Department of the Air Force The Secretary of the Air Force, in coordination with the other military departments, should establish detailed training for military housing office inspectors based on the inspection standards once established. (Recommendation 18)
Open
In its April 2024 response to GAO, the Department of the Air Force partially concurred with this recommendation based on its existing training and formal guidance for conducting turnover inspections; however, the Air Force will adjust training as needed to comply with the latest policies and procedures. The Air Force requires military housing office (MHO) personnel who conduct home inspections to attend the Air Force Institute of Technology, "Certified Housing Inspector Course". The Air Force also requires MHO staff performing inspections of privatized housing to complete the Military Housing and Lodging Institute, "Certified Military Housing Inspection" course, initially and every 3 years thereafter. Air Force plans to incorporate Chief Housing Officer published inspection standards into Department of the Air Force Instruction 32-6000, Housing Management and training courses as required by the end of October 2024.
Department of the Navy The Secretary of the Navy, in coordination with the other military departments, should establish detailed training for military housing office inspectors based on the inspection standards once established. (Recommendation 19)
Open
In its April 2024 response to GAO, the Department of the Navy concurred with this recommendation and reported that the Navy proactively updated the "Conducting Navy Housing Inspections" training course and classes are on-going In addition, the Navy published 22 new job aids on various inspection topics.
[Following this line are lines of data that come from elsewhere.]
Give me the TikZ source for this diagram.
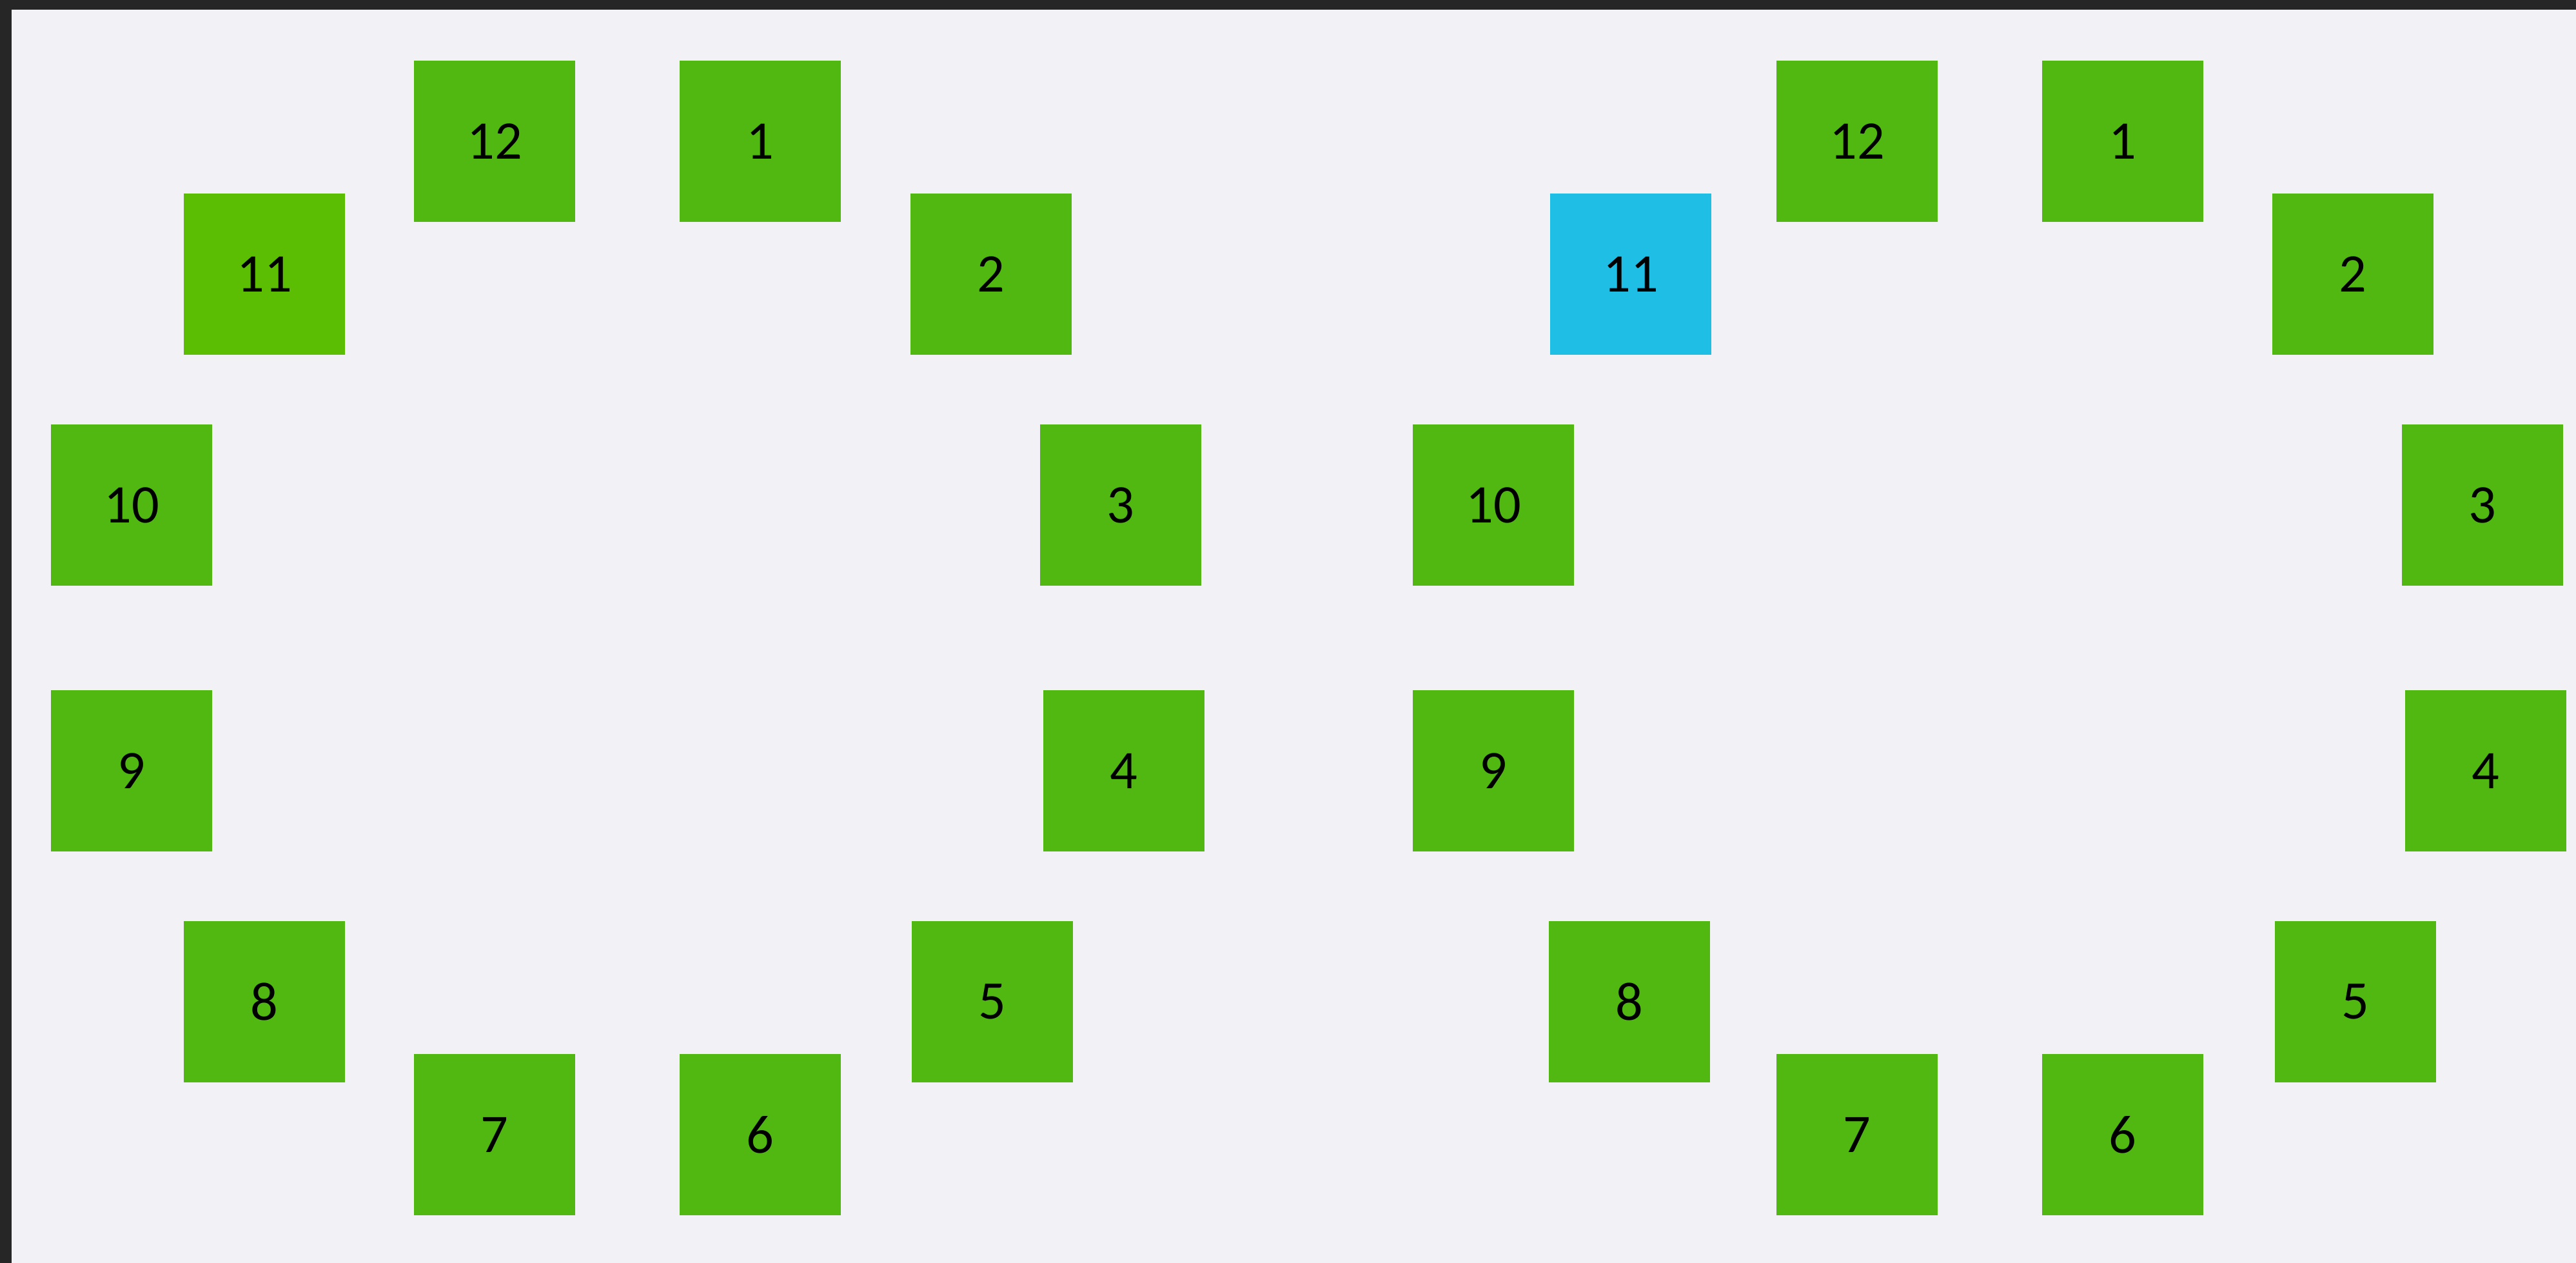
\documentclass[tikz,border=0pt]{standalone}
\usepackage{fontspec}
\setmainfont{Carlito}
\definecolor{bgpage}{HTML}{F2F1F6}
\definecolor{frame}{HTML}{262626}
\definecolor{hrgreen}{HTML}{50B811}
\definecolor{hrlime}{HTML}{5CBE02}
\definecolor{hrblue}{HTML}{1FBEE5}
\begin{document}
\begin{tikzpicture}[
    hr/.style={fill=hrgreen, minimum width=2.5cm, minimum height=2.5cm, inner sep=0pt,
               font=\fontsize{24}{28}\selectfont},
  ]
    \useasboundingbox (0,0) rectangle (39.95,19.58);
    \fill[bgpage] (0,0) rectangle (39.95,19.58);
    \fill[frame] (0,19.43) rectangle (39.95,19.58);
    \fill[frame] (0,0) rectangle (0.18,19.58);

    % left ring
    \node[hr] (l1)  at (11.79,17.39) {1};
    \node[hr] (l2)  at (15.37,15.33) {2};
    \node[hr] (l3)  at (17.38,11.75) {3};
    \node[hr] (l4)  at (17.43, 7.63) {4};
    \node[hr] (l5)  at (15.39, 4.05) {5};
    \node[hr] (l6)  at (11.79, 1.99) {6};
    \node[hr] (l7)  at ( 7.67, 1.99) {7};
    \node[hr] (l8)  at ( 4.10, 4.05) {8};
    \node[hr] (l9)  at ( 2.04, 7.63) {9};
    \node[hr] (l10) at ( 2.04,11.75) {10};
    \node[hr, fill=hrlime] (l11) at ( 4.10,15.33) {11};
    \node[hr] (l12) at ( 7.67,17.39) {12};

    % right ring
    \node[hr] (r1)  at (32.92,17.39) {1};
    \node[hr] (r2)  at (36.49,15.33) {2};
    \node[hr] (r3)  at (38.50,11.75) {3};
    \node[hr] (r4)  at (38.55, 7.63) {4};
    \node[hr] (r5)  at (36.53, 4.05) {5};
    \node[hr] (r6)  at (32.92, 1.99) {6};
    \node[hr] (r7)  at (28.80, 1.99) {7};
    \node[hr] (r8)  at (25.27, 4.05) {8};
    \node[hr] (r9)  at (23.16, 7.63) {9};
    \node[hr] (r10) at (23.16,11.75) {10};
    \node[hr, fill=hrblue] (r11) at (25.29,15.33) {11};
    \node[hr] (r12) at (28.80,17.39) {12};
  \end{tikzpicture}
\end{document}
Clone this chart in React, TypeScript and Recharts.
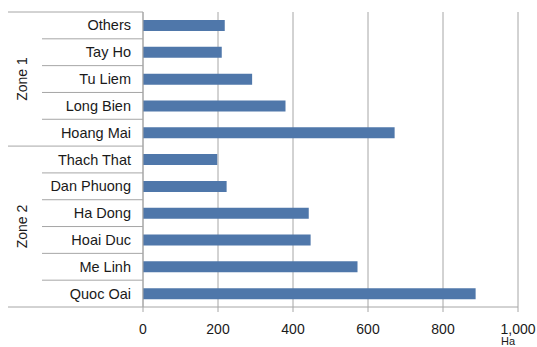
import { BarChart, Bar, XAxis, YAxis, CartesianGrid } from 'recharts'

const districts = [
  'Others', 'Tay Ho', 'Tu Liem', 'Long Bien', 'Hoang Mai',
  'Thach That', 'Dan Phuong', 'Ha Dong', 'Hoai Duc', 'Me Linh', 'Quoc Oai',
]
const areas = [218, 210, 291, 380, 671, 198, 223, 442, 447, 572, 887]
const zoneNames = ['Zone 1', 'Zone 2']
const zoneSizes = [5, 6]
const xTicks = [0, 200, 400, 600, 800, 1000]
const unitLabel = 'Ha'

const W = 537
const H = 347
const TOP = 12
const BOTTOM = 307
const AXIS_X = 143
const FONT = '"Liberation Sans", Arial, sans-serif'
const LINE = '#a6a6a6'
const BAND = (BOTTOM - TOP) / districts.length

const data = districts.map((name, i) => ({ name, area: areas[i] }))

// index of first row of each zone
const zoneStarts = zoneSizes.map((_, z) => zoneSizes.slice(0, z).reduce((a, b) => a + b, 0))

function CategoryTick(props: any) {
  const { y, payload } = props
  const idx = payload.index
  const top = y - BAND / 2
  const zi = zoneStarts.indexOf(idx)
  const isLast = idx === districts.length - 1
  return (
    <g>
      <line x1={zi >= 0 ? 8 : 42} x2={AXIS_X} y1={top} y2={top} stroke={LINE} strokeWidth={1} />
      {isLast && (
        <line x1={8} x2={AXIS_X} y1={top + BAND} y2={top + BAND} stroke={LINE} strokeWidth={1} />
      )}
      <text x={AXIS_X - 12} y={y} dy="0.35em" textAnchor="end" fontSize={14.5} fill="#1a1a1a" fontFamily={FONT}>
        {payload.value}
      </text>
      {zi >= 0 && (
        <text
          x={22}
          y={top + (zoneSizes[zi] * BAND) / 2}
          transform={`rotate(-90 22 ${top + (zoneSizes[zi] * BAND) / 2})`}
          dy="0.35em"
          textAnchor="middle"
          fontSize={14}
          fill="#1a1a1a"
          fontFamily={FONT}
        >
          {zoneNames[zi]}
        </text>
      )}
    </g>
  )
}

function ValueTick(props: any) {
  const { x, y, payload } = props
  const label = payload.value.toLocaleString('en-US')
  const isLast = payload.value === xTicks[xTicks.length - 1]
  return (
    <g>
      <text x={x} y={y} dy="0.71em" textAnchor="middle" fontSize={14} fill="#1a1a1a" fontFamily={FONT}>
        {label}
      </text>
      {isLast && (
        <text x={x - 17} y={y + 13} dy="0.71em" textAnchor="start" fontSize={11} fill="#1a1a1a" fontFamily={FONT}>
          {unitLabel}
        </text>
      )}
    </g>
  )
}

export default function App() {
  return (
    <div style={{ position: 'absolute', left: 0, top: 0, background: '#fff' }}>
      <BarChart
        width={W}
        height={H}
        data={data}
        layout="vertical"
        margin={{ top: TOP, right: W - 518, left: 0, bottom: 0 }}
      >
        <CartesianGrid horizontal={false} stroke={LINE} strokeWidth={1} />
        <XAxis
          xAxisId="top"
          orientation="top"
          type="number"
          domain={[0, 1000]}
          height={0}
          tick={false}
          tickLine={false}
          axisLine={{ stroke: LINE }}
        />
        <XAxis
          type="number"
          domain={[0, 1000]}
          ticks={xTicks}
          interval={0}
          height={H - BOTTOM}
          tickSize={5}
          tickMargin={12}
          tickLine={{ stroke: LINE }}
          axisLine={{ stroke: LINE }}
          tick={<ValueTick />}
        />
        <YAxis
          type="category"
          dataKey="name"
          width={AXIS_X}
          interval={0}
          tickLine={false}
          axisLine={{ stroke: LINE }}
          tick={<CategoryTick />}
        />
        <Bar dataKey="area" fill="#4f77aa" barSize={11} isAnimationActive={false} />
      </BarChart>
    </div>
  )
}
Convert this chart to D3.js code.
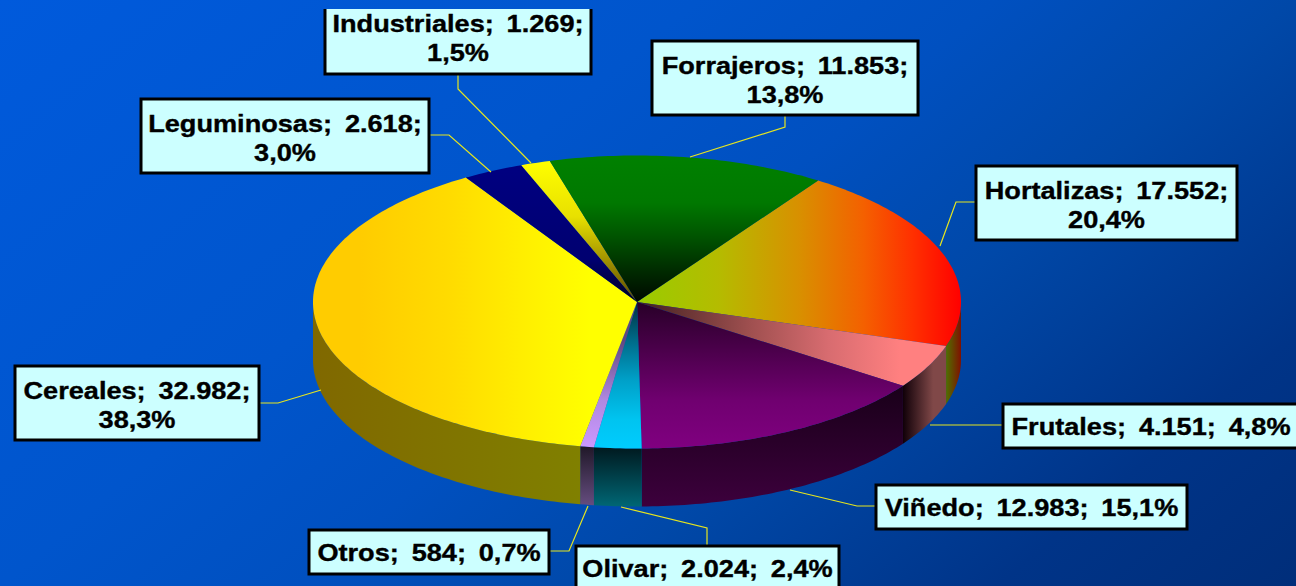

New or updated inspection standards published by the Chief Housing Officer (CHO) will be incorporated into the training and job aids, as needed. Additionally, the U.S. Marine Corps (USMC) is in the process of updating all Housing position descriptions to included mandatory training elements and certification requirements for each position. Further, under the mandatory training element, USMC is utilizing a recognized, military-contracted "Certified Military Housing Inspector" course to train over 90 military housing office personnel. The Department of the Navy plans to incorporate CHO-published inspection standards into "Conducting Navy Housing Inspections" training course by the end of October 2024.